=== EXERCISE AIM ===
Repeat the material below word for word and leave out all pictures.
======
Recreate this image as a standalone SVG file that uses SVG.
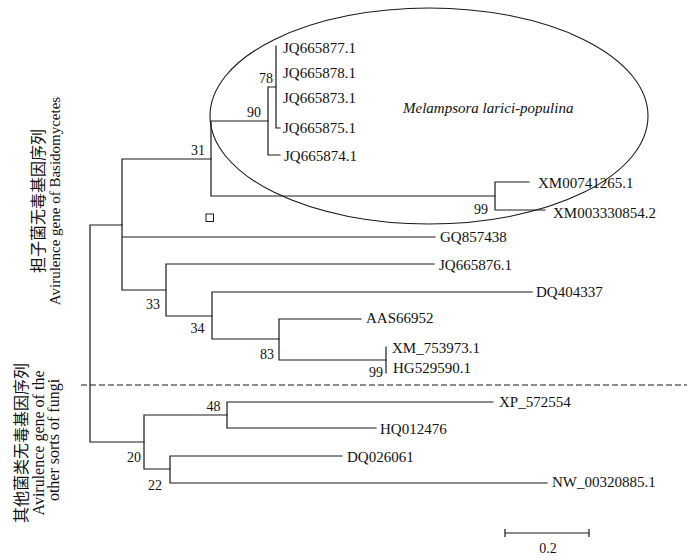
<svg xmlns="http://www.w3.org/2000/svg" width="700" height="560" viewBox="0 0 700 560">
<style>
.br{fill:none;stroke:#1a1a1a;stroke-width:1.2;stroke-linecap:square}
.lf{font-family:"Liberation Serif","Times New Roman",serif;font-size:15px;fill:#111}
.bs{font-family:"Liberation Serif","Times New Roman",serif;font-size:14px;fill:#111;text-anchor:middle}
.cn{font-family:"Liberation Serif","Noto Sans CJK SC",serif;font-size:16px;fill:#111;text-anchor:middle}
.en{font-family:"Liberation Serif","Times New Roman",serif;fill:#111;text-anchor:middle}
</style>
<rect width="700" height="560" fill="#fff"/>
<g id="clade-ellipse">
<ellipse cx="429" cy="116" rx="219" ry="108" fill="none" stroke="#1a1a1a" stroke-width="1.1"/>
<text x="403" y="113" class="lf" font-style="italic">Melampsora larici-populina</text>
</g>
<g id="connectors">
<path class="br" d="M90,225 V442 M90,225 H122 M90,442 H144"/>
<path class="br" d="M122,159 V290 M122,159 H211 M122,237 H435 M122,290 H166"/>
<path class="br" d="M211,121 V196 M211,121 H268 M211,196 H495"/>
<path class="br" d="M268,87 V155 M268,87 H276 M268,155 H280"/>
<path class="br" d="M276,46 V128 H280"/>
<path class="br" d="M495,182 V210 M495,182 H529 M495,210 H545"/>
<path class="br" d="M166,264 V316 M166,264 H434 M166,316 H212"/>
<path class="br" d="M212,292 V339 M212,292 H532 M212,339 H279"/>
<path class="br" d="M279,319 V360 M279,319 H361 M279,360 H386"/>
<path class="br" d="M386,347 V373"/>
<path class="br" d="M144,415 V469 M144,415 H227 M144,469 H170"/>
<path class="br" d="M227,402 V428 M227,402 H493 M227,428 H376"/>
<path class="br" d="M170,456 V483 M170,456 H342 M170,483 H547"/>
</g>
<g id="divider">
<line x1="81" y1="385" x2="687" y2="385" stroke="#1a1a1a" stroke-width="1.1" stroke-dasharray="6 3"/>
</g>
<g id="marker-square">
<rect x="206" y="214" width="7.5" height="7.5" fill="none" stroke="#1a1a1a" stroke-width="1"/>
</g>
<g id="leaves">
<g id="leaf-JQ665877"><text x="283" y="53" class="lf">JQ665877.1</text></g>
<g id="leaf-JQ665878"><text x="283" y="78" class="lf">JQ665878.1</text></g>
<g id="leaf-JQ665873"><text x="283" y="103" class="lf">JQ665873.1</text></g>
<g id="leaf-JQ665875"><text x="283" y="133" class="lf">JQ665875.1</text></g>
<g id="leaf-JQ665874"><text x="284" y="161" class="lf">JQ665874.1</text></g>
<g id="leaf-XM00741265"><text x="538" y="188" class="lf">XM00741265.1</text></g>
<g id="leaf-XM003330854"><text x="553" y="218" class="lf">XM003330854.2</text></g>
<g id="leaf-GQ857438"><text x="440" y="242" class="lf">GQ857438</text></g>
<g id="leaf-JQ665876"><text x="439" y="270" class="lf">JQ665876.1</text></g>
<g id="leaf-DQ404337"><text x="536" y="297" class="lf">DQ404337</text></g>
<g id="leaf-AAS66952"><text x="366" y="323" class="lf">AAS66952</text></g>
<g id="leaf-XM_753973"><text x="392" y="353" class="lf">XM_753973.1</text></g>
<g id="leaf-HG529590"><text x="393" y="373" class="lf">HG529590.1</text></g>
<g id="leaf-XP_572554"><text x="499" y="407" class="lf">XP_572554</text></g>
<g id="leaf-HQ012476"><text x="380" y="434" class="lf">HQ012476</text></g>
<g id="leaf-DQ026061"><text x="347" y="462" class="lf">DQ026061</text></g>
<g id="leaf-NW_00320885"><text x="552" y="487" class="lf">NW_00320885.1</text></g>
</g>
<g id="bootstrap">
<text x="266" y="83" class="bs">78</text>
<text x="254" y="117" class="bs">90</text>
<text x="198" y="155" class="bs">31</text>
<text x="481" y="213.5" class="bs">99</text>
<text x="153" y="309" class="bs">33</text>
<text x="197.5" y="333" class="bs">34</text>
<text x="267" y="359" class="bs">83</text>
<text x="376" y="377" class="bs">99</text>
<text x="213.5" y="411" class="bs">48</text>
<text x="134" y="461.5" class="bs">20</text>
<text x="155" y="489.5" class="bs">22</text>
</g>
<g id="group-basidiomycetes">
<text class="cn" transform="translate(44,201) rotate(-90)">担子菌无毒基因序列</text>
<text class="en" font-size="15" transform="translate(60,201) rotate(-90)">Avirulence gene of Basidomycetes</text>
</g>
<g id="group-other-fungi">
<text class="cn" transform="translate(27,443) rotate(-90)">其他菌类无毒基因序列</text>
<text class="en" font-size="16" transform="translate(44,443) rotate(-90)">Avirulence gene of the</text>
<text class="en" font-size="16" transform="translate(59,440) rotate(-90)">other sorts of fungi</text>
</g>
<g id="scale-bar">
<path class="br" d="M505,533 H589 M505,529.5 V536.5 M589,529.5 V536.5"/>
<text x="548" y="553" class="bs">0.2</text>
</g>
</svg>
======
=== COMPLETED TASK ===
Recreate this image as a standalone SVG file that uses SVG.
<svg xmlns="http://www.w3.org/2000/svg" width="700" height="560" viewBox="0 0 700 560">
<style>
.br{fill:none;stroke:#1a1a1a;stroke-width:1.2;stroke-linecap:square}
.lf{font-family:"Liberation Serif","Times New Roman",serif;font-size:15px;fill:#111}
.bs{font-family:"Liberation Serif","Times New Roman",serif;font-size:14px;fill:#111;text-anchor:middle}
.cn{font-family:"Liberation Serif","Noto Sans CJK SC",serif;font-size:16px;fill:#111;text-anchor:middle}
.en{font-family:"Liberation Serif","Times New Roman",serif;fill:#111;text-anchor:middle}
</style>
<rect width="700" height="560" fill="#fff"/>
<g id="clade-ellipse">
<ellipse cx="429" cy="116" rx="219" ry="108" fill="none" stroke="#1a1a1a" stroke-width="1.1"/>
<text x="403" y="113" class="lf" font-style="italic">Melampsora larici-populina</text>
</g>
<g id="connectors">
<path class="br" d="M90,225 V442 M90,225 H122 M90,442 H144"/>
<path class="br" d="M122,159 V290 M122,159 H211 M122,237 H435 M122,290 H166"/>
<path class="br" d="M211,121 V196 M211,121 H268 M211,196 H495"/>
<path class="br" d="M268,87 V155 M268,87 H276 M268,155 H280"/>
<path class="br" d="M276,46 V128 H280"/>
<path class="br" d="M495,182 V210 M495,182 H529 M495,210 H545"/>
<path class="br" d="M166,264 V316 M166,264 H434 M166,316 H212"/>
<path class="br" d="M212,292 V339 M212,292 H532 M212,339 H279"/>
<path class="br" d="M279,319 V360 M279,319 H361 M279,360 H386"/>
<path class="br" d="M386,347 V373"/>
<path class="br" d="M144,415 V469 M144,415 H227 M144,469 H170"/>
<path class="br" d="M227,402 V428 M227,402 H493 M227,428 H376"/>
<path class="br" d="M170,456 V483 M170,456 H342 M170,483 H547"/>
</g>
<g id="divider">
<line x1="81" y1="385" x2="687" y2="385" stroke="#1a1a1a" stroke-width="1.1" stroke-dasharray="6 3"/>
</g>
<g id="marker-square">
<rect x="206" y="214" width="7.5" height="7.5" fill="none" stroke="#1a1a1a" stroke-width="1"/>
</g>
<g id="leaves">
<g id="leaf-JQ665877"><text x="283" y="53" class="lf">JQ665877.1</text></g>
<g id="leaf-JQ665878"><text x="283" y="78" class="lf">JQ665878.1</text></g>
<g id="leaf-JQ665873"><text x="283" y="103" class="lf">JQ665873.1</text></g>
<g id="leaf-JQ665875"><text x="283" y="133" class="lf">JQ665875.1</text></g>
<g id="leaf-JQ665874"><text x="284" y="161" class="lf">JQ665874.1</text></g>
<g id="leaf-XM00741265"><text x="538" y="188" class="lf">XM00741265.1</text></g>
<g id="leaf-XM003330854"><text x="553" y="218" class="lf">XM003330854.2</text></g>
<g id="leaf-GQ857438"><text x="440" y="242" class="lf">GQ857438</text></g>
<g id="leaf-JQ665876"><text x="439" y="270" class="lf">JQ665876.1</text></g>
<g id="leaf-DQ404337"><text x="536" y="297" class="lf">DQ404337</text></g>
<g id="leaf-AAS66952"><text x="366" y="323" class="lf">AAS66952</text></g>
<g id="leaf-XM_753973"><text x="392" y="353" class="lf">XM_753973.1</text></g>
<g id="leaf-HG529590"><text x="393" y="373" class="lf">HG529590.1</text></g>
<g id="leaf-XP_572554"><text x="499" y="407" class="lf">XP_572554</text></g>
<g id="leaf-HQ012476"><text x="380" y="434" class="lf">HQ012476</text></g>
<g id="leaf-DQ026061"><text x="347" y="462" class="lf">DQ026061</text></g>
<g id="leaf-NW_00320885"><text x="552" y="487" class="lf">NW_00320885.1</text></g>
</g>
<g id="bootstrap">
<text x="266" y="83" class="bs">78</text>
<text x="254" y="117" class="bs">90</text>
<text x="198" y="155" class="bs">31</text>
<text x="481" y="213.5" class="bs">99</text>
<text x="153" y="309" class="bs">33</text>
<text x="197.5" y="333" class="bs">34</text>
<text x="267" y="359" class="bs">83</text>
<text x="376" y="377" class="bs">99</text>
<text x="213.5" y="411" class="bs">48</text>
<text x="134" y="461.5" class="bs">20</text>
<text x="155" y="489.5" class="bs">22</text>
</g>
<g id="group-basidiomycetes">
<text class="cn" transform="translate(44,201) rotate(-90)">担子菌无毒基因序列</text>
<text class="en" font-size="15" transform="translate(60,201) rotate(-90)">Avirulence gene of Basidomycetes</text>
</g>
<g id="group-other-fungi">
<text class="cn" transform="translate(27,443) rotate(-90)">其他菌类无毒基因序列</text>
<text class="en" font-size="16" transform="translate(44,443) rotate(-90)">Avirulence gene of the</text>
<text class="en" font-size="16" transform="translate(59,440) rotate(-90)">other sorts of fungi</text>
</g>
<g id="scale-bar">
<path class="br" d="M505,533 H589 M505,529.5 V536.5 M589,529.5 V536.5"/>
<text x="548" y="553" class="bs">0.2</text>
</g>
</svg>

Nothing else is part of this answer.